** START OF EXTRACTED DATA **

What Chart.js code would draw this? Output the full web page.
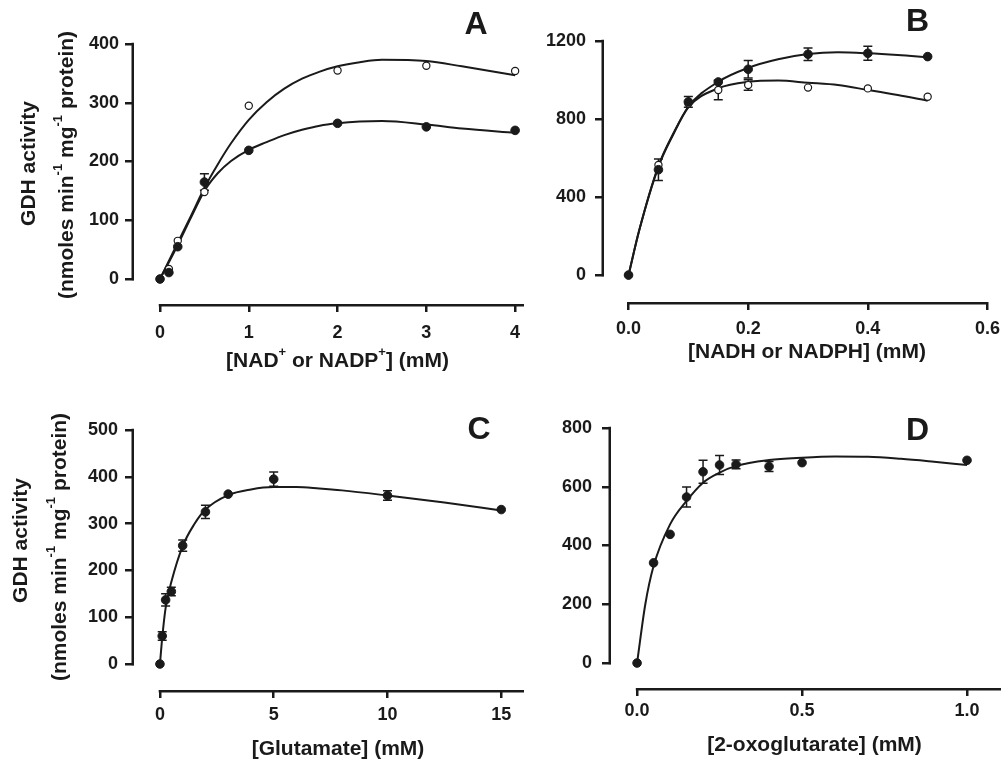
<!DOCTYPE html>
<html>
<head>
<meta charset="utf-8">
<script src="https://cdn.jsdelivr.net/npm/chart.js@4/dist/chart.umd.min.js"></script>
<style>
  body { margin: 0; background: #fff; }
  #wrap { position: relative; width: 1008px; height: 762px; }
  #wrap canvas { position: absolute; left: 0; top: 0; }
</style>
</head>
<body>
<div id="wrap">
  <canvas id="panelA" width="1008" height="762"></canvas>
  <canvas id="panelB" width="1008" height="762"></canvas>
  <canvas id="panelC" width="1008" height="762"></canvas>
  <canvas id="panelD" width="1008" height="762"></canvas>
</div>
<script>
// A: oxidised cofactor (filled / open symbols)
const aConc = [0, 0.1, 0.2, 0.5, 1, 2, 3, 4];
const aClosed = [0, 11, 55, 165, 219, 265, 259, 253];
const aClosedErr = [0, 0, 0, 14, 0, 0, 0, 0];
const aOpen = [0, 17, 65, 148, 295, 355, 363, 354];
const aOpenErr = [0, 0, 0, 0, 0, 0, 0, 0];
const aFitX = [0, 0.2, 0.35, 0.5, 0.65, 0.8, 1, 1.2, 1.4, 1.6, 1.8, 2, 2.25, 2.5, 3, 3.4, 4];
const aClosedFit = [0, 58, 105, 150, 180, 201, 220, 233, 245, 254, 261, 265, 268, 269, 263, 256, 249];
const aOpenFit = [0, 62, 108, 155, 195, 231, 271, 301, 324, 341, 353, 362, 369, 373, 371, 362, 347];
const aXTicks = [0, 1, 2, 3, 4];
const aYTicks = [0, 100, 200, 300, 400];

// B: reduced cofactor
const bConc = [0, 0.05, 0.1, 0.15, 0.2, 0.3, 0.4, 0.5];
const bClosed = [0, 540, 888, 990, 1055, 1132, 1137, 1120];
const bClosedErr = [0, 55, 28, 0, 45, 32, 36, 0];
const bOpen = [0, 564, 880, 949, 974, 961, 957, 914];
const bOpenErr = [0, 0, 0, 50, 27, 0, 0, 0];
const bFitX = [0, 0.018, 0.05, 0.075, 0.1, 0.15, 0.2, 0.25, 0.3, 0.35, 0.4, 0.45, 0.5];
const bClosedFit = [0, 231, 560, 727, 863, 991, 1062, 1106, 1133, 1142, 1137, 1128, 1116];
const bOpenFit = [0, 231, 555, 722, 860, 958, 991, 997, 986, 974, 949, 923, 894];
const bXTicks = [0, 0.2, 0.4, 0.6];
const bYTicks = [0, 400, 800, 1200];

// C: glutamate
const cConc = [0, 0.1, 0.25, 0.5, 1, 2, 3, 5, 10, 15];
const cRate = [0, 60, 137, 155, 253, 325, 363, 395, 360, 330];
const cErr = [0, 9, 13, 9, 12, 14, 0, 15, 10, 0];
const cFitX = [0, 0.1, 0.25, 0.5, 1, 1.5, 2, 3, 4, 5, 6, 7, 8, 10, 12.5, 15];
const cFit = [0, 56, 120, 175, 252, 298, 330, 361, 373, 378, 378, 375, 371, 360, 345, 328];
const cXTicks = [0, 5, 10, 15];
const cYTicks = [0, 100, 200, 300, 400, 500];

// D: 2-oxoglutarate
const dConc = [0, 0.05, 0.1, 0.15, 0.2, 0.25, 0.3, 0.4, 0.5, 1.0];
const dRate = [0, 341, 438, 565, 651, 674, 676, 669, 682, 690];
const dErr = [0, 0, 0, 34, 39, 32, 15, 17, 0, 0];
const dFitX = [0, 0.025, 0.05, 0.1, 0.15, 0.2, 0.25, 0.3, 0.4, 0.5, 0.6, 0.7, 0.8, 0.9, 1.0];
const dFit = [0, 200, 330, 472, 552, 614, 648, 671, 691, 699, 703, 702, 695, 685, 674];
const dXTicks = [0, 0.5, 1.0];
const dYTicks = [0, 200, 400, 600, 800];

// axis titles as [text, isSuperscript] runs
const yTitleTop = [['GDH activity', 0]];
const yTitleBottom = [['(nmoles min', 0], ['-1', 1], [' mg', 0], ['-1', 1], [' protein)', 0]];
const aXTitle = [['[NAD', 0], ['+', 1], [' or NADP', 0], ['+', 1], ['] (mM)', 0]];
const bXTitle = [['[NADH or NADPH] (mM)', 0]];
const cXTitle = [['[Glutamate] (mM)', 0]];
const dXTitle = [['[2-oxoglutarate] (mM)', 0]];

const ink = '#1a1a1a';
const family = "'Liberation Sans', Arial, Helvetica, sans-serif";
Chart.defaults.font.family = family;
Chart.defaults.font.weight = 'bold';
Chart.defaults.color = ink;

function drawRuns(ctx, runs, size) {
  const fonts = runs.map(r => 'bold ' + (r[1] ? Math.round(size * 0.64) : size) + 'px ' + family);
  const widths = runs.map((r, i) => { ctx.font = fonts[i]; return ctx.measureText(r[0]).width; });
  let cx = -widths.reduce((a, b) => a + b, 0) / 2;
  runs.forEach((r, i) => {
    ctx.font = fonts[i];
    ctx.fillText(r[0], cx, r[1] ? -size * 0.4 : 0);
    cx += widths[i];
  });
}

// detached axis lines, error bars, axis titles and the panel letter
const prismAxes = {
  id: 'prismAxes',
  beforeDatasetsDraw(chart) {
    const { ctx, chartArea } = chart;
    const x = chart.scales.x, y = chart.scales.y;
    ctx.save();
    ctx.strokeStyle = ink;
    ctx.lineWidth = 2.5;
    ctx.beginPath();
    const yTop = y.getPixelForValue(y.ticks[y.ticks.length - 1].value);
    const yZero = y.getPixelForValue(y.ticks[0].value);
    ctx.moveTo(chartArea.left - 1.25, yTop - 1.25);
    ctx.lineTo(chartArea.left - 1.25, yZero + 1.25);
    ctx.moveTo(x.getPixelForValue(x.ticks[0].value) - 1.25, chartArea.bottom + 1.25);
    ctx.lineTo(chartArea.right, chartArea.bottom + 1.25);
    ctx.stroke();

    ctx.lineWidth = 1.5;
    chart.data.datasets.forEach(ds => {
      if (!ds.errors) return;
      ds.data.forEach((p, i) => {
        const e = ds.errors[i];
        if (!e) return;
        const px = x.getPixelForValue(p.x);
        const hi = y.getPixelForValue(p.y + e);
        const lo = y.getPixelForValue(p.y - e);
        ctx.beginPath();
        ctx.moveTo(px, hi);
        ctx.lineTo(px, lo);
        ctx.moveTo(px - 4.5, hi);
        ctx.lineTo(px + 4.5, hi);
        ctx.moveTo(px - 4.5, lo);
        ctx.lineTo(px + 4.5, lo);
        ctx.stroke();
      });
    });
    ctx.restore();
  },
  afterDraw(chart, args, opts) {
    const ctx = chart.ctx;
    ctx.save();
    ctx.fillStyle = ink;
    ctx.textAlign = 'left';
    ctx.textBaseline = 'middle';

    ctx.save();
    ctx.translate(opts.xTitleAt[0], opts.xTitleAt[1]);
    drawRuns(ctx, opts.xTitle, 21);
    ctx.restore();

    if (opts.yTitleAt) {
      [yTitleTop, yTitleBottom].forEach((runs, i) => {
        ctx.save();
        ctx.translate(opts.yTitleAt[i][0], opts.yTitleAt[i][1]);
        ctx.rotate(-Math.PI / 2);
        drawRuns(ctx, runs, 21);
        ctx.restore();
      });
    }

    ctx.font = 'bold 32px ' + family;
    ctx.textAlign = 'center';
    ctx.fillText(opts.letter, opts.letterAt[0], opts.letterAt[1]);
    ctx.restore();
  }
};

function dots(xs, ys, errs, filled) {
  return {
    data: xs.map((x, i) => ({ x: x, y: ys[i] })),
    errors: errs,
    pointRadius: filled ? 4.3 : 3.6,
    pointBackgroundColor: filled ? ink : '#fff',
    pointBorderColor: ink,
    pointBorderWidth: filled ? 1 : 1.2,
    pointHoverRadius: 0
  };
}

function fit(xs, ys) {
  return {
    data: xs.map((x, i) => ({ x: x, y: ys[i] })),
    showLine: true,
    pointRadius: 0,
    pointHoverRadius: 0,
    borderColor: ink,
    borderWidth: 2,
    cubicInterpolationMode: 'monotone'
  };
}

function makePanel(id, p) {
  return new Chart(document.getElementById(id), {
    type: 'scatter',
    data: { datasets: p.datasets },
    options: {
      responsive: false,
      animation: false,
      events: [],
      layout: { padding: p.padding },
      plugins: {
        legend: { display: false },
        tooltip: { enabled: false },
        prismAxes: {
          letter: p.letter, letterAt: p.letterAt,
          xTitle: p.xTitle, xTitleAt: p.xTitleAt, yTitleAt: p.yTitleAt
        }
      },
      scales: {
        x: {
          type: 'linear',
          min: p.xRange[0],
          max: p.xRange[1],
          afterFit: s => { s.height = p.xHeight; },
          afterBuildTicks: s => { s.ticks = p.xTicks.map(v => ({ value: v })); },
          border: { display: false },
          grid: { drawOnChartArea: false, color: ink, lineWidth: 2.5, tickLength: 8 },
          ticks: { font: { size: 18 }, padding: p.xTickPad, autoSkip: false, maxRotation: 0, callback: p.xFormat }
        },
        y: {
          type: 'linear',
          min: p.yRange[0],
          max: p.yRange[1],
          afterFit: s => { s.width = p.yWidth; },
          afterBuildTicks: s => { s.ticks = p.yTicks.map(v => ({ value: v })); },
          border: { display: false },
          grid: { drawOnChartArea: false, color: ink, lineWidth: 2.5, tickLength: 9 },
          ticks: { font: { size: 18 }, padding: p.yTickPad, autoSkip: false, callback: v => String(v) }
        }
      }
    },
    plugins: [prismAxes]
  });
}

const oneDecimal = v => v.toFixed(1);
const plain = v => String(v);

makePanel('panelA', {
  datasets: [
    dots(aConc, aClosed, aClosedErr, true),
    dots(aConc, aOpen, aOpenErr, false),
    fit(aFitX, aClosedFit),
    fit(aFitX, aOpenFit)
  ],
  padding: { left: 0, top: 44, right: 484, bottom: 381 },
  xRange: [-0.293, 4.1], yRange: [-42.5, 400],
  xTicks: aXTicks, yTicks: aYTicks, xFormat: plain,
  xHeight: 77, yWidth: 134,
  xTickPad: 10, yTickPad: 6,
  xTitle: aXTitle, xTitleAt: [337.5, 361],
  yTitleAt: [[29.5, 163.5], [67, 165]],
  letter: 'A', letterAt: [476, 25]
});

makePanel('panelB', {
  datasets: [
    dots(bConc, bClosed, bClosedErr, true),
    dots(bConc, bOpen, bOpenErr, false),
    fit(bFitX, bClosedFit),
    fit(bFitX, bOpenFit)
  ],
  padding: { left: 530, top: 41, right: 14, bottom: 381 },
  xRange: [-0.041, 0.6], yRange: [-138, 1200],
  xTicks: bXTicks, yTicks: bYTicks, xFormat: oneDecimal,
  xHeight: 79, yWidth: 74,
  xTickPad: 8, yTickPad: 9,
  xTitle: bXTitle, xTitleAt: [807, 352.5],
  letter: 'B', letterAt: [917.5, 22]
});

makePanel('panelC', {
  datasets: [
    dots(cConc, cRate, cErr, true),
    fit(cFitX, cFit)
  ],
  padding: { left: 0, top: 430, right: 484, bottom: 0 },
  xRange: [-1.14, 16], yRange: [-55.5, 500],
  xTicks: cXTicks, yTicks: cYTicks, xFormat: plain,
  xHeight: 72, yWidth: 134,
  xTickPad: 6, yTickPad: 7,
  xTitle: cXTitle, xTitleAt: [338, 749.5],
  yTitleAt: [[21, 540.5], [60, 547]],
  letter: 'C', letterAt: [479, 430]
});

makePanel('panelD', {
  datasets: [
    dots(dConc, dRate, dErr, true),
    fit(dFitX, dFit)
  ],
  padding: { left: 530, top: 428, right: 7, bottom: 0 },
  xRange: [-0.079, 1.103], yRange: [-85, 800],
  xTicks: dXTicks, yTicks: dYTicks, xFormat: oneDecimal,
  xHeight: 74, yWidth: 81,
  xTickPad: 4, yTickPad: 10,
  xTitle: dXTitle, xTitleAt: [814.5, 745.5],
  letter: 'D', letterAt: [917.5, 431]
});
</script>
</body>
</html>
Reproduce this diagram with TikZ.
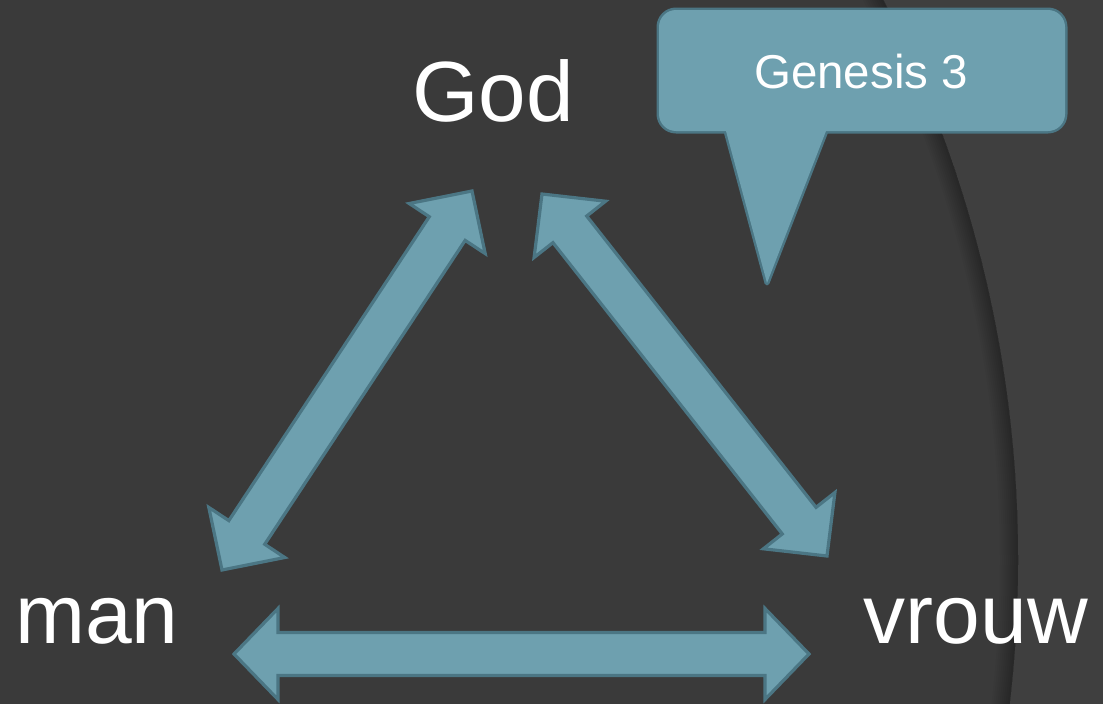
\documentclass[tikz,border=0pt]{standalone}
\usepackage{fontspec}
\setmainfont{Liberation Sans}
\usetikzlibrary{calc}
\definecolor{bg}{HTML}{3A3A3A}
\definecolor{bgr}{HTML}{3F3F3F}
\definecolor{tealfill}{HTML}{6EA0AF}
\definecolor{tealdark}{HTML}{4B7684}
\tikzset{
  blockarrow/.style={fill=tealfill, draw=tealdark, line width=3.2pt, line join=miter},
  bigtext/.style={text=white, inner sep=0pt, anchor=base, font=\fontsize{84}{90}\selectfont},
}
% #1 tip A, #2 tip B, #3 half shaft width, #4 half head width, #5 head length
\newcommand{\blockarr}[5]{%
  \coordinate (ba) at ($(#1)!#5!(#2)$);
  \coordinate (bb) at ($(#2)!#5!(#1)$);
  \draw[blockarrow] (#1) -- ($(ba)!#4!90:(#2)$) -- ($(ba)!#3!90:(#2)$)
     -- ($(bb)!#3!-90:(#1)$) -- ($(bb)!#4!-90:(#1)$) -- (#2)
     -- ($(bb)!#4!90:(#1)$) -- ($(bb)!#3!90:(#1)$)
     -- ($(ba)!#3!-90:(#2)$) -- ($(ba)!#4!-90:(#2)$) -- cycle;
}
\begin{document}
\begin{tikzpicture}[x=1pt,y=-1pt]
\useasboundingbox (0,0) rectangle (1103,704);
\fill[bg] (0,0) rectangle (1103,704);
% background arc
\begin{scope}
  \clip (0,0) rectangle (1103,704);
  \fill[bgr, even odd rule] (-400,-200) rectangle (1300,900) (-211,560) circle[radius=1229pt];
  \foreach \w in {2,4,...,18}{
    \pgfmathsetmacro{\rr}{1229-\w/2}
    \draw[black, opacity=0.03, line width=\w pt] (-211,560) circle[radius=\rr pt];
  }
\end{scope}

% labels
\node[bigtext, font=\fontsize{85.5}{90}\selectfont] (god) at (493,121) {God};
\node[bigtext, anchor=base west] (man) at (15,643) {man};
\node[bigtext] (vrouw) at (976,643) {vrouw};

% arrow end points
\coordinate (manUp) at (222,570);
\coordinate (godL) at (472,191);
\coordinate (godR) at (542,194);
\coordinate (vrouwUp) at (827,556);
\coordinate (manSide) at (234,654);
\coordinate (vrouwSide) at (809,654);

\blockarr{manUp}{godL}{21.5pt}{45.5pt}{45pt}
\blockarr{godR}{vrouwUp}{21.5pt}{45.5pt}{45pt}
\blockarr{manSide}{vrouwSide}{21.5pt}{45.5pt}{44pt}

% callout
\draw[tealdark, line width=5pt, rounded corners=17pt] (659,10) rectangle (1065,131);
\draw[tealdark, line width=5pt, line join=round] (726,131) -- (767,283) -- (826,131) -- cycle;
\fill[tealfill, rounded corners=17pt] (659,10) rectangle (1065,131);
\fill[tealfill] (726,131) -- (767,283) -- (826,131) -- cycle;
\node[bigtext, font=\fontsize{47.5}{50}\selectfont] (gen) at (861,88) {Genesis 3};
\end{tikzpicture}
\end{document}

** END OF EXTRACTED DATA **

### [YOUR GOAL]
Restate word for word only the lines from where the entries begin through the one with "const bYTicks = [0, 400, 800, 1200];"; omit the pictures.

### [OUTPUT]
What Chart.js code would draw this? Output the full web page.
<!DOCTYPE html>
<html>
<head>
<meta charset="utf-8">
<script src="https://cdn.jsdelivr.net/npm/chart.js@4/dist/chart.umd.min.js"></script>
<style>
  body { margin: 0; background: #fff; }
  #wrap { position: relative; width: 1008px; height: 762px; }
  #wrap canvas { position: absolute; left: 0; top: 0; }
</style>
</head>
<body>
<div id="wrap">
  <canvas id="panelA" width="1008" height="762"></canvas>
  <canvas id="panelB" width="1008" height="762"></canvas>
  <canvas id="panelC" width="1008" height="762"></canvas>
  <canvas id="panelD" width="1008" height="762"></canvas>
</div>
<script>
// A: oxidised cofactor (filled / open symbols)
const aConc = [0, 0.1, 0.2, 0.5, 1, 2, 3, 4];
const aClosed = [0, 11, 55, 165, 219, 265, 259, 253];
const aClosedErr = [0, 0, 0, 14, 0, 0, 0, 0];
const aOpen = [0, 17, 65, 148, 295, 355, 363, 354];
const aOpenErr = [0, 0, 0, 0, 0, 0, 0, 0];
const aFitX = [0, 0.2, 0.35, 0.5, 0.65, 0.8, 1, 1.2, 1.4, 1.6, 1.8, 2, 2.25, 2.5, 3, 3.4, 4];
const aClosedFit = [0, 58, 105, 150, 180, 201, 220, 233, 245, 254, 261, 265, 268, 269, 263, 256, 249];
const aOpenFit = [0, 62, 108, 155, 195, 231, 271, 301, 324, 341, 353, 362, 369, 373, 371, 362, 347];
const aXTicks = [0, 1, 2, 3, 4];
const aYTicks = [0, 100, 200, 300, 400];

// B: reduced cofactor
const bConc = [0, 0.05, 0.1, 0.15, 0.2, 0.3, 0.4, 0.5];
const bClosed = [0, 540, 888, 990, 1055, 1132, 1137, 1120];
const bClosedErr = [0, 55, 28, 0, 45, 32, 36, 0];
const bOpen = [0, 564, 880, 949, 974, 961, 957, 914];
const bOpenErr = [0, 0, 0, 50, 27, 0, 0, 0];
const bFitX = [0, 0.018, 0.05, 0.075, 0.1, 0.15, 0.2, 0.25, 0.3, 0.35, 0.4, 0.45, 0.5];
const bClosedFit = [0, 231, 560, 727, 863, 991, 1062, 1106, 1133, 1142, 1137, 1128, 1116];
const bOpenFit = [0, 231, 555, 722, 860, 958, 991, 997, 986, 974, 949, 923, 894];
const bXTicks = [0, 0.2, 0.4, 0.6];
const bYTicks = [0, 400, 800, 1200];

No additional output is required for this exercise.